I can't say I've personally found any advantages, I don't think I caught any bugs, but who knows... It's the right thing to do... Right?
Anyway, my team typically will claim they are too busy, and our end to end testing is good enough. And admittedly I don't think many of our bugs would be caught with TDD.
I'd like to think our software is critical, but we are judged on man hours saved rather than perfect first programs.
Any thoughts on if TDD is our only solution?
All this isn't to say don't use TDD, it sounds like perhaps it's not beneficial to your team. How confident are you in that decision? Perhaps you don't have many defects, but will your product roadmap lead you to complexity that will have them in the future, necessitating better processes later?
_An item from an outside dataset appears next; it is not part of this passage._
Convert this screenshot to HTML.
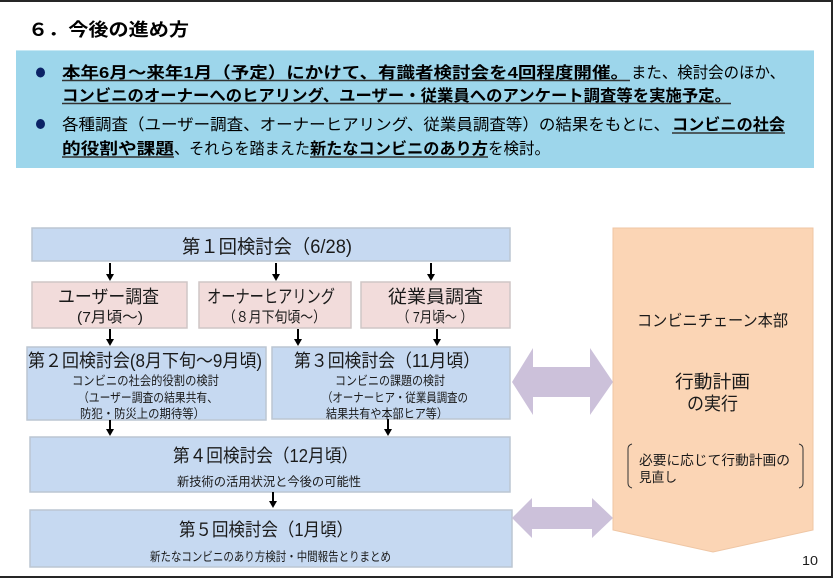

Processes take time to mature, so maybe now is the time to prepare? Maybe you have very few defects now, but are they expensive or cheap to resolve? I would be considering these questions and looking at TDDs strengths and considering whether it's able to help me.
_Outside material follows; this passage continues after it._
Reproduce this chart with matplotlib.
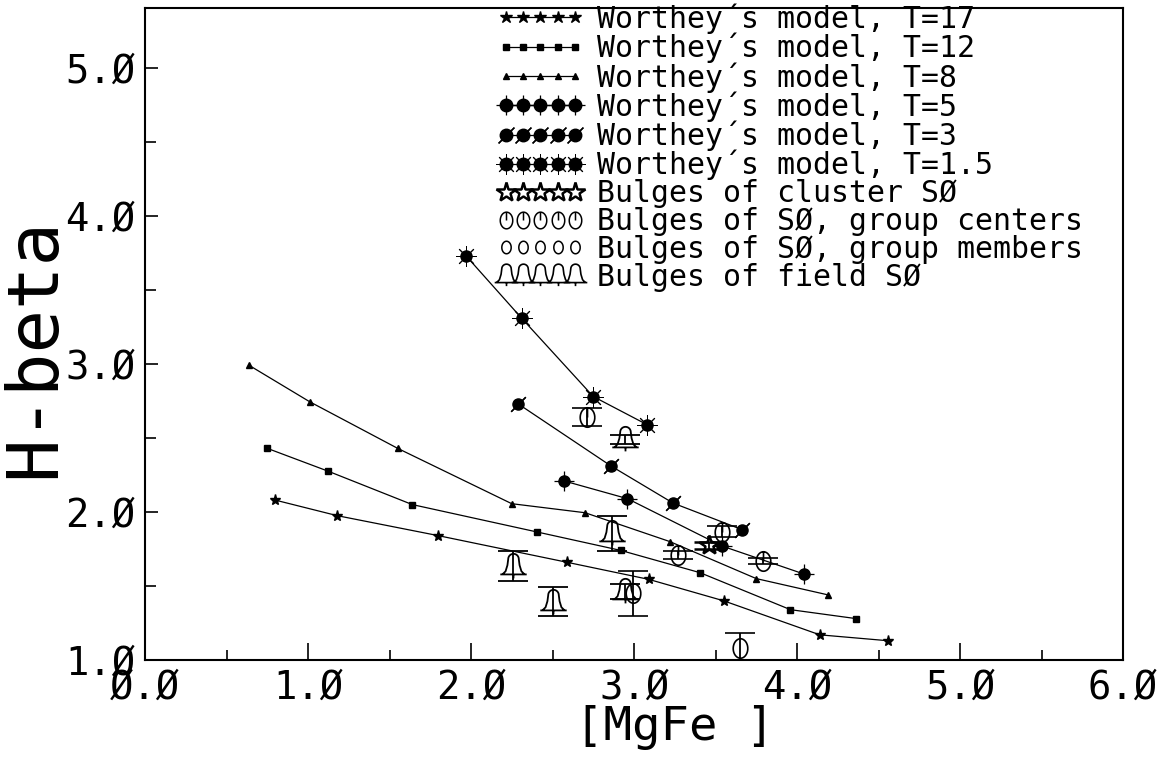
import numpy as np
import matplotlib
matplotlib.use("Agg")
import matplotlib.pyplot as plt
from matplotlib.path import Path
from matplotlib.lines import Line2D
from matplotlib.legend_handler import HandlerTuple
from matplotlib.ticker import MultipleLocator, FuncFormatter, FixedLocator

# ---------------- data ----------------
t17_x = [0.80, 1.18, 1.80, 2.59, 3.09, 3.55, 4.14, 4.56]
t17_y = [2.08, 1.975, 1.84, 1.66, 1.545, 1.40, 1.17, 1.13]

t12_x = [0.75, 1.125, 1.64, 2.405, 2.92, 3.405, 3.96, 4.36]
t12_y = [2.43, 2.275, 2.05, 1.865, 1.74, 1.59, 1.34, 1.28]

t8_x = [0.64, 1.01, 1.55, 2.25, 2.70, 3.22, 3.75, 4.19]
t8_y = [2.99, 2.745, 2.43, 2.056, 1.995, 1.80, 1.55, 1.44]

t5_x = [2.57, 2.96, 3.54, 4.045]
t5_y = [2.21, 2.09, 1.77, 1.58]

t3_x = [2.29, 2.86, 3.24, 3.665]
t3_y = [2.73, 2.31, 2.06, 1.88]

t15_x = [1.97, 2.31, 2.75, 3.08]
t15_y = [3.73, 3.31, 2.78, 2.59]

cluster_x = [3.46]
cluster_y = [1.775]
cluster_err = [0.025]

center_x = [2.71, 3.27, 3.54, 3.79]
center_y = [2.64, 1.71, 1.868, 1.668]
center_err = [0.06, 0.025, 0.04, 0.022]

member_x = [2.996, 3.65]
member_y = [1.45, 1.083]
member_err = [0.15, 0.097]

field_x = [2.947, 2.863, 2.256, 2.50, 2.945]
field_y = [2.49, 1.855, 1.635, 1.394, 1.463]
field_err = [0.03, 0.118, 0.10, 0.10, 0.05]

labels = ["Worthey´s model, T=17", "Worthey´s model, T=12", "Worthey´s model, T=8",
          "Worthey´s model, T=5", "Worthey´s model, T=3", "Worthey´s model, T=1.5",
          "Bulges of cluster SØ", "Bulges of SØ, group centers",
          "Bulges of SØ, group members", "Bulges of field SØ"]

x_ticks = [0, 1, 2, 3, 4, 5, 6]
y_ticks = [1, 2, 3, 4, 5]

# ---------------- styling ----------------
plt.rcParams['font.family'] = ['DejaVu Sans Mono', 'DejaVu Sans']

# custom markers
th = np.linspace(0, 2 * np.pi, 60)
ell = np.column_stack([0.75 * np.cos(th), np.sin(th)])
ell_path = Path(ell, [Path.MOVETO] + [Path.LINETO] * (len(ell) - 1))
center_path = Path.make_compound_path(ell_path, Path([(0, 0), (0, 1)], [Path.MOVETO, Path.LINETO]))

dome_t = np.linspace(np.pi, 0, 20)
dome = np.column_stack([0.2 * np.cos(dome_t), 0.28 + 0.2 * np.sin(dome_t)])
bell_outline = np.vstack([[(-0.42, -0.3), (-0.3, -0.18), (-0.23, 0.05), (-0.2, 0.28)],
                          dome,
                          [(0.23, 0.05), (0.3, -0.18), (0.42, -0.3)]])
bell_verts = np.vstack([bell_outline, [(-0.5, -0.3), (0.5, -0.3)], [(0, -0.3), (0, -0.45)]])
bell_codes = ([Path.MOVETO] + [Path.LINETO] * (len(bell_outline) - 1)
              + [Path.MOVETO, Path.LINETO, Path.MOVETO, Path.LINETO])
bell_path = Path(bell_verts, bell_codes)

fig = plt.figure(figsize=(11.64, 7.62), dpi=100)
ax = fig.add_axes([145 / 1164, 1 - 660 / 762, (1123 - 145) / 1164, (660 - 8) / 762])
ax.set_xlim(0, 6)
ax.set_ylim(1.0, 5.405)

lw = 0.9
# models
ax.plot(t17_x, t17_y, '-', color='k', lw=lw, marker='*', ms=8, mfc='k', mec='k')
ax.plot(t12_x, t12_y, '-', color='k', lw=lw, marker='s', ms=4.5, mfc='k', mec='k')
ax.plot(t8_x, t8_y, '-', color='k', lw=lw, marker='^', ms=4, mfc='k', mec='k')
ax.plot(t5_x, t5_y, '-', color='k', lw=lw, marker='o', ms=8, mfc='k', mec='k')
ax.plot(t5_x, t5_y, ls='none', marker='+', ms=14, mec='k', mew=0.9)
ax.plot(t3_x, t3_y, '-', color='k', lw=lw, marker='o', ms=8, mfc='k', mec='k')
ax.plot(t3_x, t3_y, ls='none', marker=(2, 2, -45), ms=15, mec='k', mew=0.9)
ax.plot(t15_x, t15_y, '-', color='k', lw=lw, marker='o', ms=8, mfc='k', mec='k')
ax.plot(t15_x, t15_y, ls='none', marker=(8, 2, 0), ms=15, mec='k', mew=0.7)

eb = dict(ecolor='k', elinewidth=1.3, capsize=11, capthick=1.3, ls='none')
ax.errorbar(cluster_x, cluster_y, yerr=cluster_err, marker='*', ms=15, mfc='none',
            mec='k', mew=1.8, **eb)
ax.errorbar(center_x, center_y, yerr=center_err, marker=center_path, ms=14, mfc='none',
            mec='k', mew=1.2, **eb)
ax.errorbar(member_x, member_y, yerr=member_err, marker=ell_path, ms=14, mfc='none',
            mec='k', mew=1.2, **eb)
ax.errorbar(field_x, field_y, yerr=field_err, marker=bell_path, ms=19, mfc='none',
            mec='k', mew=1.3, **eb)

# legend proxies
def ln(**kw):
    base = dict(color='k', lw=lw, mec='k')
    base.update(kw)
    return Line2D([], [], **base)

handles = [
    ln(marker='*', ms=9, mfc='k'),
    ln(marker='s', ms=5, mfc='k'),
    ln(marker='^', ms=4.5, mfc='k'),
    (ln(marker='o', ms=9, mfc='k'), ln(ls='none', marker='+', ms=15, mew=0.9)),
    (ln(marker='o', ms=9, mfc='k'), ln(ls='none', marker=(2, 2, -45), ms=16, mew=0.9)),
    (ln(marker='o', ms=9, mfc='k'), ln(ls='none', marker=(8, 2, 0), ms=15, mew=0.7)),
    ln(ls='none', marker='*', ms=15, mfc='none', mew=1.8),
    ln(ls='none', marker=center_path, ms=12, mfc='none', mew=1.1),
    ln(ls='none', marker=ell_path, ms=9, mfc='none', mew=1.1),
    ln(ls='none', marker=bell_path, ms=17, mfc='none', mew=1.2),
]
leg = ax.legend(handles, labels, loc='upper left', bbox_to_anchor=(0.36, 1.007),
                frameon=False, numpoints=5, handlelength=2.9, handletextpad=0.45,
                labelspacing=-0.04, borderpad=0, borderaxespad=0, fontsize=21.5,
                handler_map={tuple: HandlerTuple(ndivide=1)})

# axes styling
for s in ax.spines.values():
    s.set_linewidth(1.5)
ax.xaxis.set_major_locator(FixedLocator(x_ticks))
ax.yaxis.set_major_locator(FixedLocator(y_ticks))
ax.xaxis.set_minor_locator(MultipleLocator(0.5))
ax.yaxis.set_minor_locator(MultipleLocator(0.5))
fmt = FuncFormatter(lambda v, p: f"{v:.1f}".replace('0', 'Ø'))
ax.xaxis.set_major_formatter(fmt)
ax.yaxis.set_major_formatter(fmt)
ax.tick_params(axis='both', which='both', direction='in', top=False, right=False,
               width=1.2, labelsize=28, colors='k')
ax.tick_params(axis='x', which='major', length=12, pad=6)
ax.tick_params(axis='x', which='minor', length=7)
ax.tick_params(axis='y', which='major', length=9, pad=7)
ax.tick_params(axis='y', which='minor', length=8)

ax.set_xlabel('[MgFe ]', fontsize=34, va='top')
ax.xaxis.set_label_coords(0.542, -0.069)
ax.set_ylabel('H-beta', fontsize=52, rotation=90, rotation_mode='default',
              ha='center', va='center')
ax.yaxis.set_label_coords(-0.1125, 0.48)

fig.savefig('out.png', dpi=100)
Additionally, you mention end-to-end testing. So are you validating work by manual tests rather than code tests? How much time are these manual tests taking? How much can you offload to unit tests? Will unit tests offer certainty that manual testing does not? One other thing I can say from experience is that manual testing doesn't scale. Will that be a problem for you?
If you haven't found any advantages after 4 months of doing it, why would you think it's the right thing to do? Lots of people call lots of things best practices, that doesn't mean they're a good idea or the right idea, but some of them may be.
It's a great idea to keep in the back of one's mind how they are going to test what they are working on. TDD is a very structured way of doing that so it could be beneficial but not an absolute necessity.
There’s no one “right” way to develop software. Either you have evidence or you don’t.